Jeanne (Julia Hummer) has never known a normal life. She was born while her parents, Clara (Barbara Auer) and Hans (Richy Muller), were living underground after unspecified but presumably lethal acts of terrorism more than 20 years earlier. When the film begins, this tense and disturbed family is hiding in a beachside apartment in an unfashionable part of Portugal; they’re planning their final escape from Europe to Brazil when their plans are disrupted by burglars who steal their money and papers from a baggage locker.
Now forced to return to Germany to obtain funds from their former associates, they wind up in an empty house that Jeanne heard about from Heinrich (Bilge Bingul), a youth she met and to whom she’s attracted. But their old comrades, now living “respectable” lives, aren’t keen to see them, and money stashed away years ago is in outdated currency.
As her parents become more desperate, Jeanne takes every opportunity to behave like a normal teenager; she wants clothes, CDs, friends and a boyfriend, and Heinrich is a willing candidate, though he finds Jeanne’s evasiveness infuriating. A sequence in which she befriends a schoolgirl and joins her for a class screening of Alain Resnais’ holocaust docu “Night and Fog” suggests a link between the activities of her parents and that of Germany’s Nazi past.

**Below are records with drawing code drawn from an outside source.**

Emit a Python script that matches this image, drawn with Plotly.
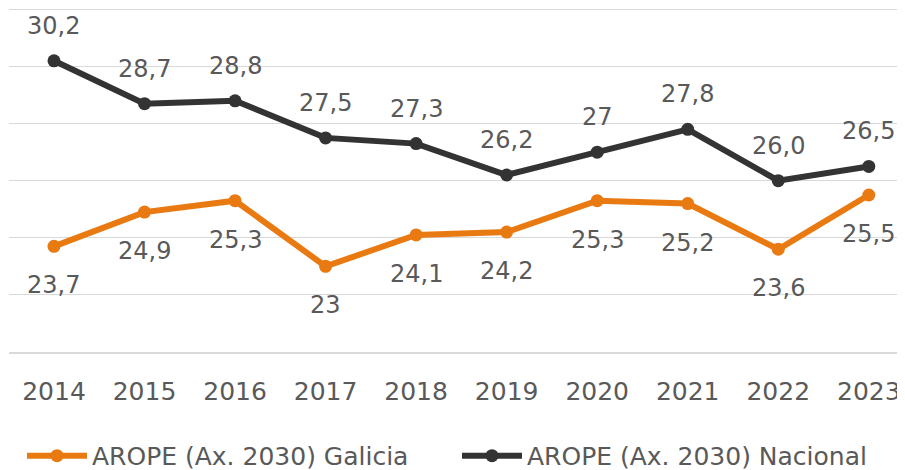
import plotly.graph_objects as go

years = [2014, 2015, 2016, 2017, 2018, 2019, 2020, 2021, 2022, 2023]
galicia = [23.7, 24.9, 25.3, 23.0, 24.1, 24.2, 25.3, 25.2, 23.6, 25.5]
nacional = [30.2, 28.7, 28.8, 27.5, 27.3, 26.2, 27.0, 27.8, 26.0, 26.5]
galicia_labels = ["23,7", "24,9", "25,3", "23", "24,1", "24,2", "25,3", "25,2", "23,6", "25,5"]
nacional_labels = ["30,2", "28,7", "28,8", "27,5", "27,3", "26,2", "27", "27,8", "26,0", "26,5"]

ORANGE = "#E97A12"
DARK = "#333333"
TXT = "#595959"
FONT = "DejaVu Sans"

fig = go.Figure()
fig.add_trace(go.Scatter(
    x=years, y=galicia, mode="lines+markers", name="AROPE (Ax. 2030) Galicia",
    line=dict(color=ORANGE, width=6), marker=dict(color=ORANGE, size=13),
))
fig.add_trace(go.Scatter(
    x=years, y=nacional, mode="lines+markers", name="AROPE (Ax. 2030) Nacional",
    line=dict(color=DARK, width=6), marker=dict(color=DARK, size=13),
))

for xv, yv, t in zip(years, nacional, nacional_labels):
    fig.add_annotation(x=xv, y=yv, text=t, showarrow=False, yshift=35,
                       font=dict(family=FONT, size=24, color=TXT))
for xv, yv, t in zip(years, galicia, galicia_labels):
    fig.add_annotation(x=xv, y=yv, text=t, showarrow=False, yshift=-39,
                       font=dict(family=FONT, size=24, color=TXT))

# the page adds an 8px body margin, so the figure is sized to fill the rest
fig.update_layout(
    width=897, height=462,
    margin=dict(l=1, r=0, t=0, b=118, autoexpand=False),
    paper_bgcolor="white", plot_bgcolor="white",
    font=dict(family=FONT, size=24, color=TXT),
    showlegend=True,
    legend=dict(orientation="h", x=0.5, xanchor="center", y=-0.302, yanchor="middle",
                font=dict(family=FONT, size=25, color=TXT), itemwidth=60,
                entrywidth=360, entrywidthmode="pixels",
                bgcolor="rgba(0,0,0,0)"),
)
fig.update_xaxes(
    range=[2013.503, 2023.4], tickmode="array", tickvals=years,
    ticktext=[str(y) for y in years], showgrid=False,
    showline=True, linecolor="#d9d9d9", linewidth=2,
    ticks="outside", ticklen=16, tickcolor="rgba(0,0,0,0)",
    tickfont=dict(family=FONT, size=25, color=TXT), zeroline=False,
)
fig.update_yaxes(
    range=[20, 32.05], dtick=2, tick0=20, showgrid=True, gridcolor="#d9d9d9", gridwidth=1,
    showticklabels=False, zeroline=False, showline=False,
)

fig.write_html("out.html")
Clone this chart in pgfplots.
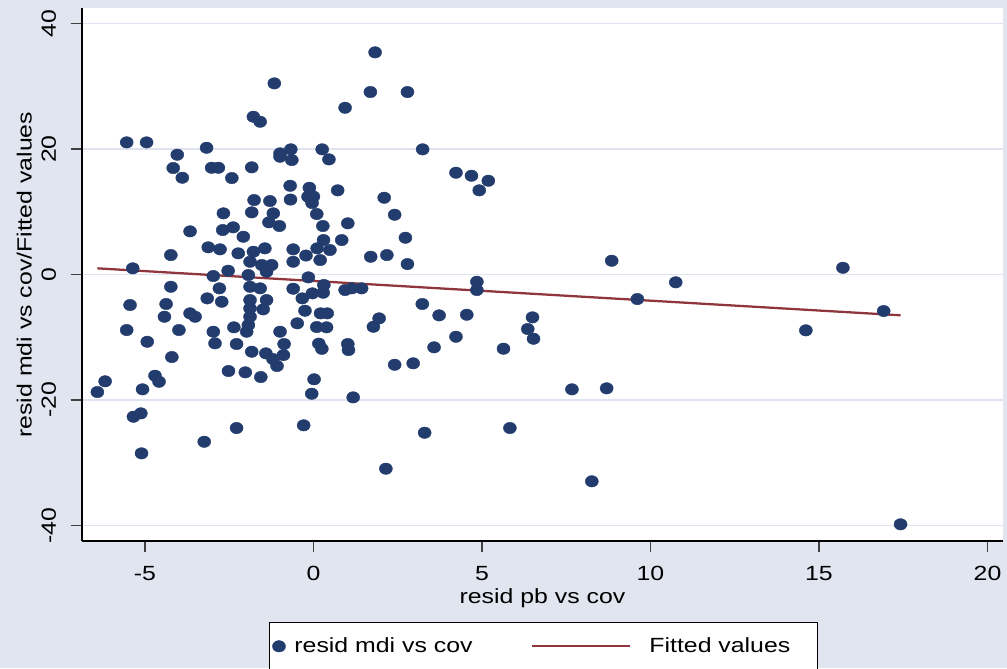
\documentclass[border=0pt]{standalone}
\usepackage{fontspec}
\setmainfont{Liberation Sans}[FakeStretch=1.21]
\usepackage{pgfplots}
\pgfplotsset{compat=1.18}
\usepackage{pgfplotstable}
\definecolor{bgc}{RGB}{225,229,240}
\definecolor{gridc}{RGB}{222,227,239}
\definecolor{navyc}{RGB}{35,60,110}
\definecolor{maroonc}{RGB}{144,53,59}
\newcommand\fs{\fontsize{15.4pt}{18pt}\selectfont}
\pgfplotsset{
  dotlegend/.style={legend image code/.code={\draw[##1] plot coordinates {(0pt,0pt)}; \path (-5pt,0pt) (9.2pt,0pt);}},
  linelegend/.style={legend image code/.code={\draw[##1] (0pt,0pt) -- (73.7pt,0pt); \path (85.5pt,0pt);}},
}
\pgfplotstableread{
x y
-5.54 21.08
-4.95 21.08
-4.04 19.11
-3.17 20.22
-4.16 16.99
-3.89 15.44
-3.02 17.03
-2.82 17.03
-2.42 15.39
-1.83 17.10
-1.78 25.17
-1.58 24.37
-1.16 30.49
-0.99 19.33
-0.67 19.97
-0.99 18.79
-0.64 18.26
0.26 19.97
0.46 18.37
-0.69 14.16
-0.12 13.84
-1.76 11.88
-1.29 11.72
-0.68 11.96
-0.16 12.41
0.00 12.44
-0.04 11.40
0.72 13.43
1.83 35.44
1.69 29.11
2.79 29.11
0.94 26.60
3.24 19.97
4.23 16.24
4.69 15.76
5.19 14.96
4.92 13.43
2.10 12.25
-2.67 9.76
-1.83 9.92
-1.19 9.76
0.10 9.65
-1.32 8.33
-1.01 7.74
-3.66 6.89
-2.69 7.10
-2.38 7.53
-2.08 6.03
0.28 7.74
-3.12 4.34
-2.77 4.02
-4.23 3.11
-2.23 3.38
-1.78 3.64
-1.44 4.18
-0.60 4.02
-0.60 2.04
-0.22 3.03
0.11 4.18
0.30 5.50
0.20 2.31
-1.88 2.04
-1.53 1.52
-1.24 1.52
-5.36 0.99
-2.53 0.61
-2.97 -0.24
-1.93 -0.08
-1.39 0.45
-0.15 -0.45
-4.23 -1.95
-2.79 -2.20
-1.88 -1.95
-1.58 -2.20
-0.60 -2.26
-0.33 -3.80
-0.03 -3.00
0.31 -1.67
0.29 -2.90
-5.44 -4.86
-4.37 -4.70
-3.15 -3.80
-2.72 -4.34
-1.88 -4.07
-1.39 -4.07
-1.88 -5.39
-1.49 -5.55
-4.42 -6.73
-3.66 -6.19
-3.51 -6.73
-1.88 -6.73
-0.25 -5.77
0.21 -6.19
0.41 -6.19
-5.54 -8.85
-3.99 -8.85
-2.97 -9.12
-2.36 -8.42
-1.98 -9.12
-1.93 -8.05
-0.48 -7.78
0.10 -8.37
0.39 -8.42
-4.93 -10.72
-2.92 -10.97
-2.28 -11.08
-1.83 -12.31
-0.99 -9.12
-0.87 -11.08
-1.41 -12.57
-0.89 -12.84
-1.08 -14.59
-1.20 -13.48
0.16 -11.02
0.25 -11.85
-4.20 -13.16
-2.52 -15.39
-2.02 -15.60
-1.56 -16.35
-6.41 -18.74
-6.18 -17.03
-5.07 -18.31
-4.70 -16.14
-4.58 -17.10
-5.34 -22.68
-5.12 -22.14
-5.10 -28.52
-3.24 -26.67
-2.28 -24.48
-0.29 -24.05
0.02 -16.71
-0.05 -19.01
2.41 9.54
1.02 8.17
2.73 5.87
0.84 5.50
0.49 3.91
1.70 2.84
2.18 3.11
2.79 1.67
0.94 -2.47
1.14 -2.20
1.43 -2.20
4.85 -1.15
4.85 -2.47
3.23 -4.70
3.73 -6.51
4.55 -6.41
6.50 -6.83
6.36 -8.69
6.53 -10.24
1.95 -6.99
1.78 -8.33
4.23 -9.92
3.58 -11.61
5.64 -11.83
1.02 -11.08
1.04 -12.04
2.41 -14.39
2.96 -14.16
1.18 -19.59
3.30 -25.23
2.15 -30.97
5.83 -24.48
8.85 2.20
10.75 -1.24
9.61 -3.91
15.71 1.08
16.92 -5.82
14.61 -8.90
7.67 -18.31
8.70 -18.15
8.26 -32.98
17.42 -39.84
}\scatterdata
\pgfplotstableread{
x y
-6.41 0.99
17.42 -6.50
}\fitdata
\begin{document}
\begin{tikzpicture}[font=\fs]
\path[fill=bgc, use as bounding box] (0,0) rectangle (755.25pt,501pt);
\begin{axis}[
  at={(61.5pt,95.25pt)}, anchor=south west,
  scale only axis, width=690.75pt, height=399.5pt,
  xmin=-6.866, xmax=20.46, ymin=-42.5, ymax=42.46,
  axis background/.style={fill=white},
  axis x line*=bottom, axis y line*=left,
  axis line style={-, line width=1.1pt, black},
  tick align=outside, major tick length=8.6pt,
  tick style={line width=1.1pt, black!75},
  xtick={-5,0,5,10,15,20}, ytick={-40,-20,0,20,40},
  minor tick num=0,
  ymajorgrids,
  grid style={line width=1.1pt, gridc},
  /pgf/number format/assume math mode=true,
  tick label style={font=\fs},
  xticklabel style={anchor=base},
  xticklabel shift=21pt,
  yticklabel style={rotate=90, anchor=base},
  yticklabel shift=11pt,
  xlabel={resid pb vs cov},
  ylabel={resid mdi vs cov/Fitted values},
  every axis x label/.style={at={(axis description cs:0.5,0)}, anchor=base, yshift=-46.9pt, font=\fs},
  every axis y label/.style={at={(axis description cs:-0.0546,0.5)}, rotate=90, anchor=base, font=\fs},
  legend columns=2,
  legend cell align=left,
  legend style={at={(axis description cs:0.2034,-0.1526)}, anchor=north west, draw=black, line width=0.75pt, fill=white, inner xsep=1.5pt, inner ysep=9.3pt, font=\fs, /tikz/every even column/.append style={column sep=41.5pt}},
]
\addplot[only marks, mark=*, mark size=4.3pt, color=navyc,
  mark options={xscale=1.14, fill=navyc, draw=navyc, line width=0.3pt},
  dotlegend]
  table {\scatterdata};
\addlegendentry{resid mdi vs cov}
\addplot[maroonc, line width=1.7pt, no marks, linelegend]
  table {\fitdata};
\addlegendentry{Fitted values\hspace*{17pt}}
\end{axis}
\end{tikzpicture}
\end{document}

Reminiscent of Sidney Lumet’s “Running on Empty” (1988), which also dealt with the problems faced by the children of fugitive parents, Petzold’s intelligent film explores Jeanne’s world with sympathy and fascination. Although pic suffers from an abrupt and somewhat dislocating conclusion, Hummer’s perf anchors the film, and she is well supported by Auer and Muller as the couple who are paying in the present for the misplaced idealism they practiced in the past. Technical credits are slick.